**DATA EXTRACT**

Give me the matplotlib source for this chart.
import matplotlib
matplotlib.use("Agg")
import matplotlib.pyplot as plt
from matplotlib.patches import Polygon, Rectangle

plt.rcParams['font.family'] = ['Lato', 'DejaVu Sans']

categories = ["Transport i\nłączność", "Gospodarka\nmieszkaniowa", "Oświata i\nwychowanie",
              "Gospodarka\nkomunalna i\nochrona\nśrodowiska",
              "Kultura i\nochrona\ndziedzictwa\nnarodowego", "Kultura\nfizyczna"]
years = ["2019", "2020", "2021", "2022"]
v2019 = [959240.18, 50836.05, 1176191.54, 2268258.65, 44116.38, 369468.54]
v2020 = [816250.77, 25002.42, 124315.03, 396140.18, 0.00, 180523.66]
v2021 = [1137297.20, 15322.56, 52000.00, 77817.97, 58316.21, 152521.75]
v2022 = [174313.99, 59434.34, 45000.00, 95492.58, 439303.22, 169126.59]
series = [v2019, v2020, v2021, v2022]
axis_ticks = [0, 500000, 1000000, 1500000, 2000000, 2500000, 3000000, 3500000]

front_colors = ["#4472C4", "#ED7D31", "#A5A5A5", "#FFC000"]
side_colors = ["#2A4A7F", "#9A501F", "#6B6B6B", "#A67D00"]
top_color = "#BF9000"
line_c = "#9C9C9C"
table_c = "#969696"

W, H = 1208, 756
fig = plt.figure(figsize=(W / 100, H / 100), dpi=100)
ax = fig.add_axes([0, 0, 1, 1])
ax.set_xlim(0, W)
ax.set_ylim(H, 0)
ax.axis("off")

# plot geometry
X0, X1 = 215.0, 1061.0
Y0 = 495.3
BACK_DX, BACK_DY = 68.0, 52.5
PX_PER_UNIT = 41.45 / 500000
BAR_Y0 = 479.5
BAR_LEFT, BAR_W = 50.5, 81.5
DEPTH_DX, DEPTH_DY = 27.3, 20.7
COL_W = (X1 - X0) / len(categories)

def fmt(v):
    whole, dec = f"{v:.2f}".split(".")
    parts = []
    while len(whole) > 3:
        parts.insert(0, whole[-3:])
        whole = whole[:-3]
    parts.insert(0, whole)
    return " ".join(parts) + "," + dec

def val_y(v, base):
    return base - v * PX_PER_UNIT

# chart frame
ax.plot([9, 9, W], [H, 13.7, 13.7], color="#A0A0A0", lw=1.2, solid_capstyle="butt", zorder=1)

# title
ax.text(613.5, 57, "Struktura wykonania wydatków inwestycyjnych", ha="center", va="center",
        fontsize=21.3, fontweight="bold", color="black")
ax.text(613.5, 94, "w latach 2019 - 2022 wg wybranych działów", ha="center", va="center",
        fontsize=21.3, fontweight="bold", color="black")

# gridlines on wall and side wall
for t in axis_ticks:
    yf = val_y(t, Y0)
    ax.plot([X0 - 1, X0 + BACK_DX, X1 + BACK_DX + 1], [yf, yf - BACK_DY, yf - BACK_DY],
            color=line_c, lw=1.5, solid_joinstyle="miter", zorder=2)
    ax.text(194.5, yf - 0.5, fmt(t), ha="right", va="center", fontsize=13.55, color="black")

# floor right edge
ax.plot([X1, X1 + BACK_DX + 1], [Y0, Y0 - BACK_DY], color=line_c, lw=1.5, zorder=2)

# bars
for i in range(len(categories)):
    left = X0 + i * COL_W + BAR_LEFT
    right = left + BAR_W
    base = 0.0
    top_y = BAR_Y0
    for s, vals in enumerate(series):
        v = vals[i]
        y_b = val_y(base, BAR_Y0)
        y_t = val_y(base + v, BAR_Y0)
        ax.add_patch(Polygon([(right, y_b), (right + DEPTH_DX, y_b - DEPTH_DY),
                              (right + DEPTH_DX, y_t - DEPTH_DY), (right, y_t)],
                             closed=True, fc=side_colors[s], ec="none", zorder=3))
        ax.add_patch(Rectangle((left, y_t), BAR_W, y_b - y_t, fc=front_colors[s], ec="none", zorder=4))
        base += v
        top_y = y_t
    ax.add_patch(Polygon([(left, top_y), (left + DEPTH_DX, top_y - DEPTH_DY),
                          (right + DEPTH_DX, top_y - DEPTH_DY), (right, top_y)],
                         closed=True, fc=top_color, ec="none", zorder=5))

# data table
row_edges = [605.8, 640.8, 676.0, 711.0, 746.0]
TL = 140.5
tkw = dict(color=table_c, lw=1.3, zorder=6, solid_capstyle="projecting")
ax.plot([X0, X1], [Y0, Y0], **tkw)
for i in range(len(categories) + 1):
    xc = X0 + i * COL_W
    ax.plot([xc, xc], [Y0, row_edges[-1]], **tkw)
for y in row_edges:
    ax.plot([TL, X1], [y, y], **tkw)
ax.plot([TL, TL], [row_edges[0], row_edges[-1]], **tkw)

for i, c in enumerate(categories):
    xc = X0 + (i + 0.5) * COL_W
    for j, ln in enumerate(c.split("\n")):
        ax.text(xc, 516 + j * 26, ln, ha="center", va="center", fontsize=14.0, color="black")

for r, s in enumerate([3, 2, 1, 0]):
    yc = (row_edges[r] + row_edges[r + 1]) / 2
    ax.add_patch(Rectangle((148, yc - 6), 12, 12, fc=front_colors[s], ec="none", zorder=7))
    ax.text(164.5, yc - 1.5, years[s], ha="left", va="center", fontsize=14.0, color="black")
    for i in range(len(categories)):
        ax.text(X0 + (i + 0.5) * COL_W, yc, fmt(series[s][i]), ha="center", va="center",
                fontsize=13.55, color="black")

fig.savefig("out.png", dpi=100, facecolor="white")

**PROBLEM REQUIREMENTS**
Type out the full listing again, exactly as given.

**THE ANSWER**
Give me the matplotlib source for this chart.
import matplotlib
matplotlib.use("Agg")
import matplotlib.pyplot as plt
from matplotlib.patches import Polygon, Rectangle

plt.rcParams['font.family'] = ['Lato', 'DejaVu Sans']

categories = ["Transport i\nłączność", "Gospodarka\nmieszkaniowa", "Oświata i\nwychowanie",
              "Gospodarka\nkomunalna i\nochrona\nśrodowiska",
              "Kultura i\nochrona\ndziedzictwa\nnarodowego", "Kultura\nfizyczna"]
years = ["2019", "2020", "2021", "2022"]
v2019 = [959240.18, 50836.05, 1176191.54, 2268258.65, 44116.38, 369468.54]
v2020 = [816250.77, 25002.42, 124315.03, 396140.18, 0.00, 180523.66]
v2021 = [1137297.20, 15322.56, 52000.00, 77817.97, 58316.21, 152521.75]
v2022 = [174313.99, 59434.34, 45000.00, 95492.58, 439303.22, 169126.59]
series = [v2019, v2020, v2021, v2022]
axis_ticks = [0, 500000, 1000000, 1500000, 2000000, 2500000, 3000000, 3500000]

front_colors = ["#4472C4", "#ED7D31", "#A5A5A5", "#FFC000"]
side_colors = ["#2A4A7F", "#9A501F", "#6B6B6B", "#A67D00"]
top_color = "#BF9000"
line_c = "#9C9C9C"
table_c = "#969696"

W, H = 1208, 756
fig = plt.figure(figsize=(W / 100, H / 100), dpi=100)
ax = fig.add_axes([0, 0, 1, 1])
ax.set_xlim(0, W)
ax.set_ylim(H, 0)
ax.axis("off")

# plot geometry
X0, X1 = 215.0, 1061.0
Y0 = 495.3
BACK_DX, BACK_DY = 68.0, 52.5
PX_PER_UNIT = 41.45 / 500000
BAR_Y0 = 479.5
BAR_LEFT, BAR_W = 50.5, 81.5
DEPTH_DX, DEPTH_DY = 27.3, 20.7
COL_W = (X1 - X0) / len(categories)

def fmt(v):
    whole, dec = f"{v:.2f}".split(".")
    parts = []
    while len(whole) > 3:
        parts.insert(0, whole[-3:])
        whole = whole[:-3]
    parts.insert(0, whole)
    return " ".join(parts) + "," + dec

def val_y(v, base):
    return base - v * PX_PER_UNIT

# chart frame
ax.plot([9, 9, W], [H, 13.7, 13.7], color="#A0A0A0", lw=1.2, solid_capstyle="butt", zorder=1)

# title
ax.text(613.5, 57, "Struktura wykonania wydatków inwestycyjnych", ha="center", va="center",
        fontsize=21.3, fontweight="bold", color="black")
ax.text(613.5, 94, "w latach 2019 - 2022 wg wybranych działów", ha="center", va="center",
        fontsize=21.3, fontweight="bold", color="black")

# gridlines on wall and side wall
for t in axis_ticks:
    yf = val_y(t, Y0)
    ax.plot([X0 - 1, X0 + BACK_DX, X1 + BACK_DX + 1], [yf, yf - BACK_DY, yf - BACK_DY],
            color=line_c, lw=1.5, solid_joinstyle="miter", zorder=2)
    ax.text(194.5, yf - 0.5, fmt(t), ha="right", va="center", fontsize=13.55, color="black")

# floor right edge
ax.plot([X1, X1 + BACK_DX + 1], [Y0, Y0 - BACK_DY], color=line_c, lw=1.5, zorder=2)

# bars
for i in range(len(categories)):
    left = X0 + i * COL_W + BAR_LEFT
    right = left + BAR_W
    base = 0.0
    top_y = BAR_Y0
    for s, vals in enumerate(series):
        v = vals[i]
        y_b = val_y(base, BAR_Y0)
        y_t = val_y(base + v, BAR_Y0)
        ax.add_patch(Polygon([(right, y_b), (right + DEPTH_DX, y_b - DEPTH_DY),
                              (right + DEPTH_DX, y_t - DEPTH_DY), (right, y_t)],
                             closed=True, fc=side_colors[s], ec="none", zorder=3))
        ax.add_patch(Rectangle((left, y_t), BAR_W, y_b - y_t, fc=front_colors[s], ec="none", zorder=4))
        base += v
        top_y = y_t
    ax.add_patch(Polygon([(left, top_y), (left + DEPTH_DX, top_y - DEPTH_DY),
                          (right + DEPTH_DX, top_y - DEPTH_DY), (right, top_y)],
                         closed=True, fc=top_color, ec="none", zorder=5))

# data table
row_edges = [605.8, 640.8, 676.0, 711.0, 746.0]
TL = 140.5
tkw = dict(color=table_c, lw=1.3, zorder=6, solid_capstyle="projecting")
ax.plot([X0, X1], [Y0, Y0], **tkw)
for i in range(len(categories) + 1):
    xc = X0 + i * COL_W
    ax.plot([xc, xc], [Y0, row_edges[-1]], **tkw)
for y in row_edges:
    ax.plot([TL, X1], [y, y], **tkw)
ax.plot([TL, TL], [row_edges[0], row_edges[-1]], **tkw)

for i, c in enumerate(categories):
    xc = X0 + (i + 0.5) * COL_W
    for j, ln in enumerate(c.split("\n")):
        ax.text(xc, 516 + j * 26, ln, ha="center", va="center", fontsize=14.0, color="black")

for r, s in enumerate([3, 2, 1, 0]):
    yc = (row_edges[r] + row_edges[r + 1]) / 2
    ax.add_patch(Rectangle((148, yc - 6), 12, 12, fc=front_colors[s], ec="none", zorder=7))
    ax.text(164.5, yc - 1.5, years[s], ha="left", va="center", fontsize=14.0, color="black")
    for i in range(len(categories)):
        ax.text(X0 + (i + 0.5) * COL_W, yc, fmt(series[s][i]), ha="center", va="center",
                fontsize=13.55, color="black")

fig.savefig("out.png", dpi=100, facecolor="white")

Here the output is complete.